To all of this, Cohen adds a further important condition: institutions that seek to mirror the ideal deliberative procedure should encourage a focus on the common good. Of course, the idea of the common good – that is, a good that is common to an entire society rather than to some particular section of it – is contentious (Mansbridge et al. 2010, 68). For some, the idea is not just vague and imprecise, but is also open to political manipulation (see Dahl 1989, ch. 20). Yet for Cohen, the hallmark of a common good is its being ‘acceptable to all who share the commitment to deliberation’ (1989, 23). So long as our decision procedures are deliberative – so long as they conform to the ideal deliberative procedure – the decisions that result have a good claim to be in the common good (cf. O’Flynn 2010).

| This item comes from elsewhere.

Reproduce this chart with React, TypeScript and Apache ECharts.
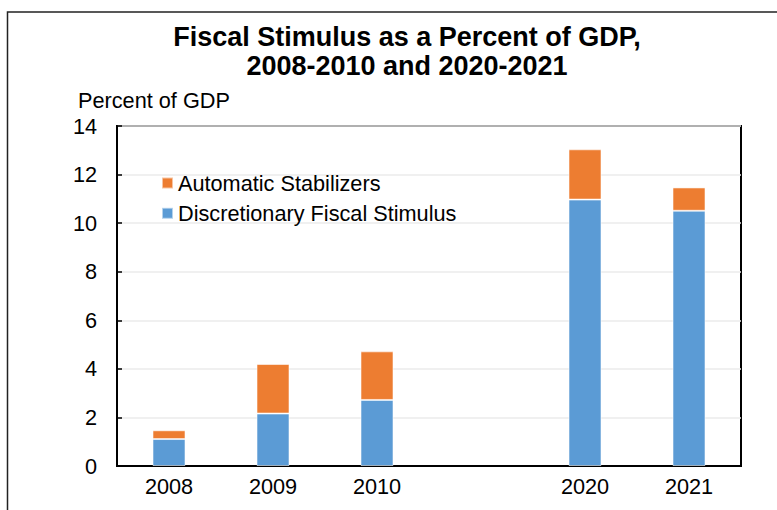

In summary, then, Cohen thinks that an ideal deliberative procedure would treat people as free and equal, oblige them to give reasons for their views, emphasise the importance of the common good, and facilitate consensus. As I indicated above, these four criteria have remained central to the definitional question in deliberative theory ever since. Deliberative theorists disagree about how they should be specified (they are, after all, highly abstract). But they also disagree about whether or to what degree each criterion is necessary or desirable. In a nutshell, contrasting definitions have contested these ideas. Of course, there have been some attempts to assess the field and settle the matter of definition (e.g., Curato et al. 2017). But since deliberative democracy is, in the first instance, a normative theory – a theory that is at bottom evaluative – the worry is that these attempts may be read as little more than an attempt to impose a singular view.

In the next chapter, we will examine these deliberative differences in more detail.